-- start --

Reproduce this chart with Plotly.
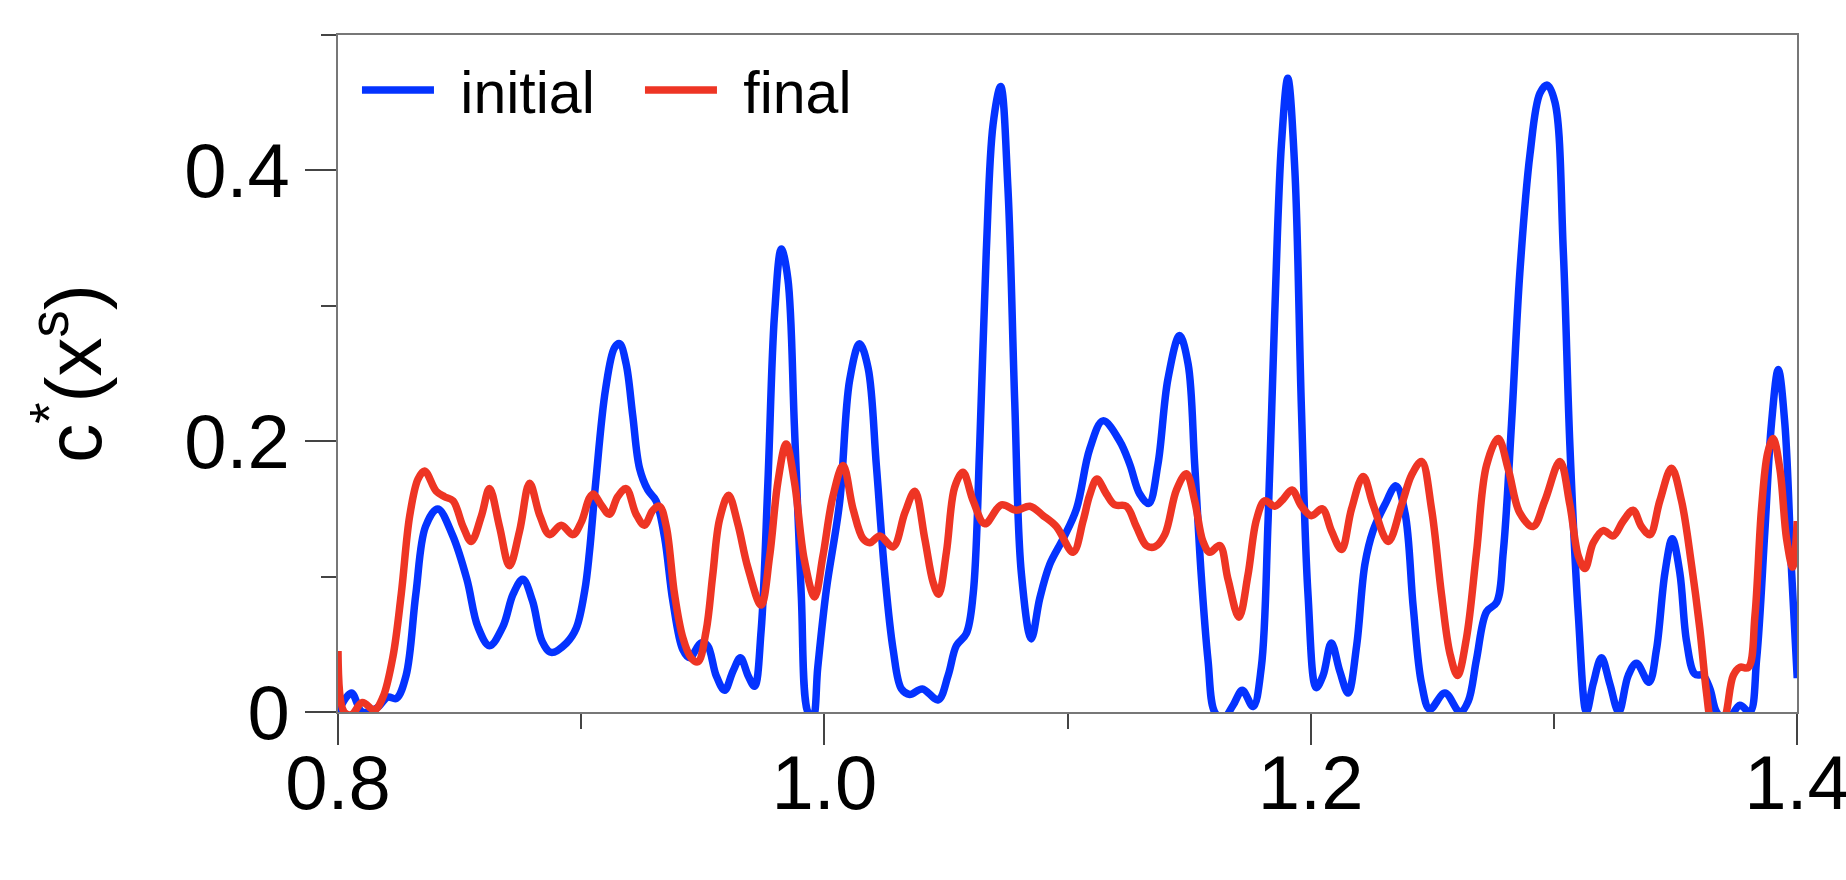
import plotly.graph_objects as go

# ---- data ----
x_initial = [0.800, 0.8055, 0.810, 0.816, 0.8205, 0.824, 0.828, 0.832, 0.836, 0.841, 0.847, 0.853, 0.8575, 0.8623,
             0.8678, 0.872, 0.876, 0.880, 0.884, 0.8877, 0.894, 0.898, 0.9015, 0.9034, 0.906, 0.910, 0.9137, 0.9158,
             0.9185, 0.9212, 0.924, 0.9274, 0.9308, 0.9343, 0.9377, 0.9418, 0.9446, 0.9493, 0.952, 0.9555, 0.959,
             0.9624, 0.9655, 0.9686, 0.9713, 0.974, 0.9768, 0.9795, 0.9823, 0.985, 0.9877, 0.9905, 0.9932, 0.9953,
             0.9973, 1.0008, 1.0063, 1.0104, 1.0145, 1.018, 1.0214, 1.0248, 1.0283, 1.0317, 1.0351, 1.0403, 1.0468,
             1.0509, 1.0543, 1.0584, 1.0612, 1.0639, 1.0666, 1.0694, 1.0725, 1.0755, 1.0783, 1.081, 1.0851, 1.0886,
             1.0927, 1.0982, 1.1037, 1.1091, 1.1146, 1.1215, 1.1256, 1.1297, 1.1334, 1.1372, 1.1413, 1.1461, 1.1496,
             1.1523, 1.155, 1.1578, 1.1605, 1.164, 1.1681, 1.1719, 1.1763, 1.1797, 1.1825, 1.1852, 1.188, 1.1906,
             1.1935, 1.1962, 1.1989, 1.2023, 1.2051, 1.2085, 1.212, 1.2154, 1.2189, 1.2223, 1.2257, 1.2305, 1.2351,
             1.2388, 1.2422, 1.2456, 1.249, 1.2552, 1.2614, 1.2648, 1.2682, 1.2723, 1.2765, 1.2792, 1.2826, 1.286,
             1.2902, 1.2943, 1.2973, 1.3005, 1.3039, 1.3066, 1.3101, 1.3134, 1.3162, 1.3196, 1.323, 1.3267, 1.3306,
             1.334, 1.3391, 1.3422, 1.3457, 1.3487, 1.3518, 1.3546, 1.358, 1.3614, 1.3642, 1.3669, 1.371, 1.3765,
             1.3806, 1.3834, 1.3868, 1.3895, 1.3923, 1.395, 1.3978, 1.4001]
c_initial = [0.000, 0.014, 0.000, 0.003, 0.011, 0.010, 0.027, 0.087, 0.137, 0.150, 0.131, 0.098, 0.063, 0.049,
             0.063, 0.087, 0.098, 0.082, 0.052, 0.044, 0.051, 0.062, 0.090, 0.118, 0.170, 0.238, 0.269, 0.272,
             0.257, 0.219, 0.180, 0.164, 0.156, 0.129, 0.082, 0.046, 0.040, 0.051, 0.049, 0.027, 0.016,
             0.030, 0.040, 0.027, 0.019, 0.060, 0.170, 0.293, 0.342, 0.320, 0.211, 0.087, 0.000, -0.004,
             0.033, 0.090, 0.155, 0.245, 0.272, 0.254, 0.182, 0.103, 0.046, 0.017, 0.013, 0.017, 0.009,
             0.027, 0.049, 0.058, 0.087, 0.197, 0.340, 0.434, 0.462, 0.387, 0.229, 0.103, 0.054, 0.084,
             0.109, 0.128, 0.150, 0.194, 0.215, 0.200, 0.183, 0.161, 0.154, 0.183, 0.246, 0.278, 0.257,
             0.183, 0.101, 0.038, 0.000, -0.005, 0.005, 0.016, 0.004, 0.033, 0.142, 0.293, 0.420, 0.468,
             0.400, 0.224, 0.087, 0.018, 0.027, 0.051, 0.030, 0.014, 0.049, 0.109, 0.134, 0.153, 0.167,
             0.147, 0.077, 0.021, 0.002, 0.014, 0.000, 0.008, 0.039, 0.074, 0.081, 0.118, 0.213, 0.324,
             0.412, 0.457, 0.463, 0.450, 0.340, 0.197, 0.071, 0.000, 0.021, 0.040, 0.021, 0.000, 0.027,
             0.036, 0.022, 0.046, 0.103, 0.128, 0.103, 0.052, 0.028, 0.027, 0.017, 0.000, -0.007, 0.005,
             0.000, 0.039, 0.134, 0.213, 0.253, 0.213, 0.103, 0.025]

x_final = [0.800, 0.8025, 0.8055, 0.810, 0.815, 0.8185, 0.8226, 0.826, 0.8295, 0.8329, 0.8356, 0.8404, 0.8438,
           0.8473, 0.8514, 0.8548, 0.859, 0.8623, 0.8664, 0.8705, 0.8747, 0.8788, 0.883, 0.887, 0.8918, 0.8966,
           0.9000, 0.9034, 0.905, 0.9082, 0.9116, 0.915, 0.9185, 0.9226, 0.926, 0.9295, 0.9322, 0.935, 0.9384,
           0.9418, 0.9452, 0.948, 0.9514, 0.9541, 0.9569, 0.9606, 0.9644, 0.9685, 0.974, 0.9775, 0.9809, 0.9843,
           0.9877, 0.9918, 0.996, 0.9994, 1.0035, 1.0077, 1.0118, 1.0159, 1.0187, 1.0228, 1.0283, 1.0331, 1.0372,
           1.0413, 1.0447, 1.0470, 1.0502, 1.0536, 1.057, 1.0612, 1.0660, 1.0728, 1.0790, 1.0845, 1.09, 1.0954,
           1.1023, 1.1064, 1.1091, 1.1121, 1.116, 1.1194, 1.1242, 1.1283, 1.1324, 1.1359, 1.14, 1.1448, 1.1489,
           1.1523, 1.1557, 1.1585, 1.1626, 1.1660, 1.1705, 1.1742, 1.1777, 1.1811, 1.1852, 1.1886, 1.1923, 1.1962,
           1.2003, 1.2048, 1.2085, 1.2127, 1.2168, 1.2216, 1.2257, 1.2319, 1.2374, 1.2415, 1.2456, 1.2497, 1.2538,
           1.2573, 1.2604, 1.2641, 1.2682, 1.2723, 1.2771, 1.2813, 1.286, 1.2915, 1.2963, 1.3025, 1.3066, 1.3101,
           1.3128, 1.3162, 1.3203, 1.3244, 1.3285, 1.3326, 1.336, 1.3395, 1.3436, 1.3484, 1.3525, 1.3566, 1.36,
           1.3628, 1.3649, 1.3683, 1.371, 1.3738, 1.3765, 1.38, 1.3827, 1.3854, 1.3879, 1.3902, 1.393, 1.3957,
           1.3982, 1.4001]
c_final = [0.045, 0.000, -0.002, 0.007, 0.0015, 0.011, 0.041, 0.087, 0.145, 0.172, 0.178, 0.163, 0.159,
           0.156, 0.137, 0.126, 0.145, 0.165, 0.137, 0.108, 0.134, 0.169, 0.145, 0.131, 0.138, 0.131,
           0.140, 0.158, 0.161, 0.153, 0.146, 0.159, 0.165, 0.146, 0.138, 0.149, 0.152, 0.137, 0.087,
           0.055, 0.040, 0.037, 0.060, 0.101, 0.142, 0.160, 0.139, 0.107, 0.079, 0.115, 0.170, 0.198,
           0.170, 0.112, 0.085, 0.115, 0.159, 0.182, 0.150, 0.128, 0.125, 0.130, 0.122, 0.147, 0.163,
           0.128, 0.096, 0.087, 0.118, 0.166, 0.177, 0.156, 0.139, 0.153, 0.149, 0.152, 0.145, 0.137,
           0.118, 0.141, 0.160, 0.172, 0.161, 0.153, 0.152, 0.137, 0.123, 0.122, 0.131, 0.164, 0.176,
           0.156, 0.126, 0.118, 0.123, 0.098, 0.070, 0.101, 0.142, 0.156, 0.152, 0.157, 0.164, 0.152,
           0.145, 0.150, 0.134, 0.120, 0.150, 0.174, 0.153, 0.126, 0.153, 0.175, 0.185, 0.150, 0.087,
           0.043, 0.027, 0.055, 0.118, 0.182, 0.202, 0.179, 0.147, 0.137, 0.156, 0.185, 0.153, 0.115,
           0.106, 0.125, 0.134, 0.130, 0.141, 0.149, 0.137, 0.131, 0.156, 0.180, 0.156, 0.109, 0.062,
           0.014, -0.010, -0.020, 0.000, 0.027, 0.033, 0.033, 0.071, 0.150, 0.191, 0.202, 0.179, 0.128,
           0.107, 0.141]

x_ticks = [0.8, 1.0, 1.2, 1.4]
x_tick_labels = ["0.8", "1.0", "1.2", "1.4"]
x_minor = [0.9, 1.1, 1.3]
y_ticks = [0, 0.2, 0.4]
y_tick_labels = ["0", "0.2", "0.4"]
y_minor = [0.1, 0.3, 0.5]

BLUE = "#0433FF"
RED = "#EE3524"
FONT = "Liberation Sans, Arial, Helvetica, sans-serif"

fig = go.Figure()
fig.add_trace(go.Scatter(x=x_initial, y=c_initial, mode="lines", name="\u00a0\u200ainitial",
                         line=dict(color=BLUE, width=7.5, shape="spline", smoothing=1.0)))
fig.add_trace(go.Scatter(x=x_final, y=c_final, mode="lines", name="\u00a0\u200afinal",
                         line=dict(color=RED, width=7.5, shape="spline", smoothing=1.0)))

axis_common = dict(
    showgrid=False, zeroline=False, showline=True, linecolor="#777777", linewidth=2,
    mirror=True, ticks="outside", ticklen=31, tickwidth=1.5, tickcolor="#444444",
    tickfont=dict(size=76, color="black", family=FONT), automargin=False,
)

fig.update_xaxes(range=[0.8, 1.4], tickmode="array", tickvals=x_ticks, ticktext=x_tick_labels,
                 ticklabeloverflow="allow", ticklabelstandoff=-27,
                 minor=dict(tickvals=x_minor, ticks="outside", ticklen=15, tickwidth=1.5, tickcolor="#444444"),
                 **axis_common)
fig.update_yaxes(range=[0, 0.5], tickmode="array", tickvals=y_ticks, ticktext=y_tick_labels,
                 minor=dict(tickvals=y_minor, ticks="outside", ticklen=15, tickwidth=1.5, tickcolor="#444444"),
                 title=dict(text="c<sup>*</sup>(x<sup>s</sup>)", font=dict(size=78, color="black", family=FONT),
                            standoff=57),
                 **axis_common)

fig.update_layout(
    width=1846, height=880,
    margin=dict(l=338, r=49, t=35, b=168, autoexpand=False),
    plot_bgcolor="white", paper_bgcolor="white",
    font=dict(family=FONT, color="black"),
    legend=dict(orientation="h", x=0.013, y=0.985, xanchor="left", yanchor="top",
                font=dict(size=59, color="black", family=FONT), itemwidth=72, entrywidth=196,
                bgcolor="rgba(0,0,0,0)", borderwidth=0),
)

fig.write_html("out.html")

-- end --

◆ **The task**:
Restate the data word for word from its first line through the line with "import plotly.graph_objects as go", leaving out any picture along the way.

◆ **Solution to this exercise**:
Reproduce this chart with Plotly.
import plotly.graph_objects as go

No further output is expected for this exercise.